Vistal Gdynia zremisował z Metraco Zagłębiem Lubin 24:24 (11:11). Gdynianki były bardzo blisko zwycięstwa, ale dały je sobie wyrwać w ostatniej akcji meczu. Zespół Pawła Tetelewskiego pozostaje liderem PGNiG Superligi Kobiet.
Mecz dobrze rozpoczęły gdynianki. Wynik otworzyła Monika Kobylińska, po chwili podwyższyła Katarzyna Janiszewska i Vistal miał dwie bramki przewagi. Przyjezdne popełniły jednak błąd w ataku, a w kolejnej akcji Zagłębie doprowadziło do remisu. Kolejne minuty należały do gospodyń, które dzięki dobrej grze w obronie po kwadransie prowadziły 7:5, ale tego dnia obie drużyny wykorzystywały potknięcia rywalek i chwila nieuwagi lubinianek wystarczyła zespołowi Pawła Tetelewskiego do wyrównania.
DOBRA GRA OBRONNA
W pierwszej połowie padło bardzo mało bramek. Przed przerwą był moment, w którym żadna z drużyn nie potrafiła trafić do siatki przez aż cztery minuty.
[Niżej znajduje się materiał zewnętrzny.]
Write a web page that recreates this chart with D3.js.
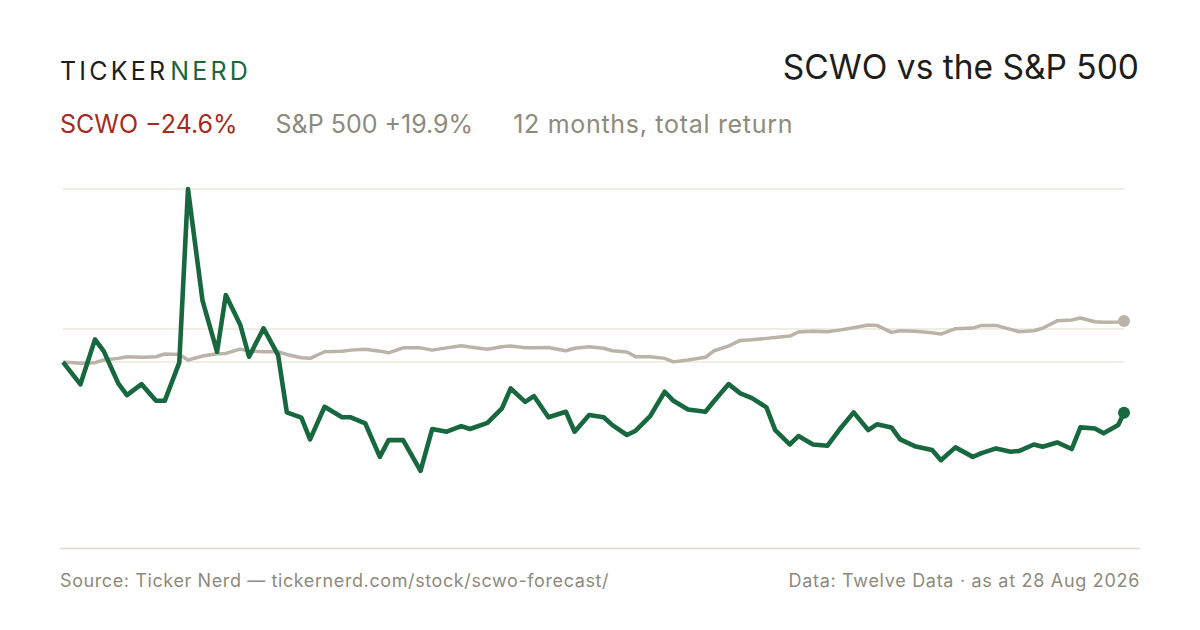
<!DOCTYPE html>
<html>
<head>
<meta charset="utf-8">
<script src="https://cdn.jsdelivr.net/npm/d3@7"></script>
<style>
  body { margin: 0; background: #fff; }
  svg { display: block; font-family: Inter, "Liberation Sans", Arial, sans-serif; }
</style>
</head>
<body>
<div id="chart"></div>
<script>
// days since 28 Aug 2025, one entry per point
var days = [0, 6, 11, 14, 19, 22, 27, 32, 35, 40, 43, 48, 53, 56, 61, 64, 69, 74, 77, 82,
            85, 90, 96, 99, 104, 109, 112, 117, 123, 127, 132, 137, 140, 146, 151, 154, 159, 162, 167, 173,
            176, 181, 186, 189, 194, 197, 202, 207, 210, 215, 221, 224, 229, 233, 237, 242, 245, 250, 253, 258,
            263, 267, 272, 277, 280, 285, 288, 293, 299, 302, 307, 313, 316, 321, 326, 329, 334, 337, 342, 347,
            350, 355, 358, 363, 365];

// total return, %
var scwo = [0, -10.8, 11.0, 5.3, -10.3, -16.0, -10.7, -18.8, -18.8, -0.3, 84.0, 29.8, 5.0, 32.5, 18.0, 2.6, 16.4, 3.4, -24.4, -27.0,
            -37.5, -21.7, -26.8, -26.8, -29.8, -46.0, -37.9, -37.9, -52.8, -32.5, -33.8, -31.1, -32.5, -29.5, -22.5, -12.8, -19.3, -16.5, -26.8, -24.1,
            -33.8, -25.7, -26.8, -30.6, -35.4, -33.3, -26.2, -14.4, -18.8, -23.0, -24.1, -18.9, -10.7, -15.2, -17.5, -22.0, -33.0, -40.0, -35.9, -40.0,
            -40.6, -33.0, -24.4, -33.0, -30.2, -31.7, -37.5, -40.8, -42.7, -47.6, -41.4, -46.0, -44.2, -41.9, -43.5, -43.1, -40.0, -41.1, -39.0, -42.2,
            -31.7, -32.2, -34.6, -30.6, -24.6];

var spx = [0, -0.6, -0.3, 1.0, 1.8, 2.6, 2.3, 2.6, 3.9, 3.7, 1.0, 2.9, 4.0, 4.2, 6.3, 5.3, 5.0, 5.0, 3.7, 2.1,
           1.8, 5.0, 5.3, 5.8, 6.2, 5.3, 4.5, 6.9, 6.9, 5.8, 6.9, 7.9, 7.3, 6.2, 7.4, 7.8, 6.9, 7.0, 7.1, 5.5,
           6.7, 7.4, 6.7, 5.5, 4.9, 2.6, 2.6, 1.8, 0.1, 1.0, 2.3, 5.5, 7.8, 10.5, 10.8, 11.5, 11.9, 12.6, 14.6, 15.0,
           14.7, 15.5, 16.7, 18.0, 17.8, 14.4, 15.2, 15.0, 14.2, 13.6, 16.2, 16.5, 17.8, 17.8, 15.9, 14.7, 15.2, 16.4, 20.0, 20.4,
           21.4, 19.6, 19.3, 19.5, 19.9];

var gridValues = [84, 16, 0];
var yDomain = [-81.5, 84];
var startDate = new Date(2025, 7, 28);
var endDate = new Date(2026, 7, 28);

var width = 1200, height = 630;
var green = "#17683f", grey = "#bbb3a7";

var dates = days.map(function(d) { return d3.timeDay.offset(startDate, d); });

var svg = d3.select("#chart").append("svg")
    .attr("width", width)
    .attr("height", height);

var x = d3.scaleTime().domain([startDate, endDate]).range([63, 1124]);
var y = d3.scaleLinear().domain(yDomain).range([530, 189]);

// header
var logo = svg.append("text")
    .attr("x", 60).attr("y", 80)
    .style("font-size", "25px")
    .style("letter-spacing", "3.2px");
logo.append("tspan").attr("fill", "#1d1d1b").text("TICKER");
logo.append("tspan").attr("fill", green).attr("dx", 2).text("NERD");

svg.append("text")
    .attr("x", 1139).attr("y", 79)
    .attr("text-anchor", "end")
    .attr("fill", "#1d1d1b")
    .style("font-size", "33.5px")
    .text("SCWO vs the S&P 500");

var sub = svg.append("text")
    .attr("x", 60).attr("y", 133)
    .style("font-size", "25px");
sub.append("tspan").attr("fill", "#a52a22").text("SCWO \u221224.6%");
sub.append("tspan").attr("fill", "#8e8a7c").attr("dx", 38).text("S&P 500 +19.9%");
sub.append("tspan").attr("fill", "#8e8a7c").attr("dx", 40)
    .style("letter-spacing", "0.7px")
    .text("12 months, total return");

// grid
svg.append("g")
  .selectAll("line")
  .data(gridValues)
  .join("line")
    .attr("x1", x(startDate)).attr("x2", x(endDate))
    .attr("y1", function(d) { return y(d); })
    .attr("y2", function(d) { return y(d); })
    .attr("stroke", "#ebe7df")
    .attr("stroke-width", 1.5);

var line = function(values) {
    return d3.line()
        .x(function(d, i) { return x(dates[i]); })
        .y(function(d) { return y(d); })(values);
};

svg.append("path")
    .attr("d", line(spx))
    .attr("fill", "none")
    .attr("stroke", grey)
    .attr("stroke-width", 3.5)
    .attr("stroke-linejoin", "round");

svg.append("path")
    .attr("d", line(scwo))
    .attr("fill", "none")
    .attr("stroke", green)
    .attr("stroke-width", 4.6)
    .attr("stroke-linejoin", "round");

var last = days.length - 1;
svg.append("circle")
    .attr("cx", x(dates[last])).attr("cy", y(spx[last]))
    .attr("r", 6).attr("fill", grey);
svg.append("circle")
    .attr("cx", x(dates[last])).attr("cy", y(scwo[last]))
    .attr("r", 6).attr("fill", green);

// footer
svg.append("line")
    .attr("x1", 60).attr("x2", 1140)
    .attr("y1", 548.5).attr("y2", 548.5)
    .attr("stroke", "#dedacf")
    .attr("stroke-width", 1.5);

svg.append("text")
    .attr("x", 60).attr("y", 587)
    .attr("fill", "#8e8a7c")
    .style("font-size", "18px")
    .style("letter-spacing", "0.6px")
    .text("Source: Ticker Nerd \u2014 tickernerd.com/stock/scwo-forecast/");

svg.append("text")
    .attr("x", 1140).attr("y", 587)
    .attr("text-anchor", "end")
    .attr("fill", "#8e8a7c")
    .style("font-size", "18px")
    .style("letter-spacing", "0.7px")
    .text("Data: Twelve Data \u00b7 as at 28 Aug 2026");
</script>
</body>
</html>
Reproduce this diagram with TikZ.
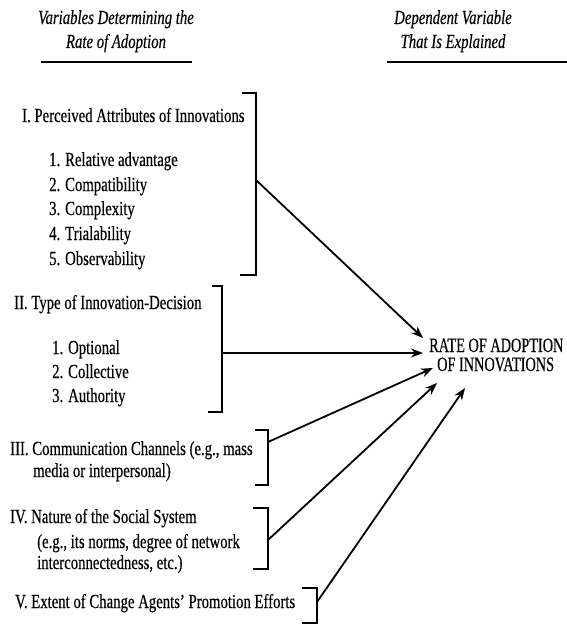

W końcu przełamały się gospodynie, ale natychmiast odpowiedziały gdynianki i do przerwy panował remis 11:11.
Drugą część meczu lepiej rozpoczął Vistal, ponownie wychodząc na prowadzenie dwoma golami. Tym razem jednak nie pozwolił przeciwniczkom tak łatwo doprowadzić do remisu. Rzut karny wykorzystała Kobylińska, a świetnie broniła Małgorzata Gapska i przyjezdne powiększyły przewagę do czterech trafień. Zagłębie nie składało broni i na piętnaście minut przed końcem miało tylko jedną bramkę straty. Kolejny fragment należał jednak do zespołu z Trójmiasta i wydawało się, że tego dnia punkty pojadą na Pomorze.
HORROR W KOŃCÓWCE
Wtedy jednak między słupkami dobrze spisała się Monika Wąż, a gdynianki miały problemy w ataku i na sto dwadzieścia sekund do końca znów tylko jeden gol dzielił obie drużyny. Ostatnie minuty były wojną nerwów, z której przegrany wyszedł trener Tetelewski, który został ukarany dwoma minutami kary. Sędziowie, przy wyniku 23:24, zdecydowali się w ostatniej akcji meczu podyktować rzut karny dla „Miedziowych”, który pewnie wykorzystała Kinga Grzyb i uratowała remis swojej drużynie.
Vistal był bardzo blisko rewanżu na Zagłębiu za porażkę i odpadnięcie w półfinale Pucharu Polski, ale w ostatnich minutach stracił kontrolę nad meczem. Gdynianki pozostają liderkami PGNiG Superligi Kobiet i mają trzy punkty przewagi nad wiceliderem z Lubina.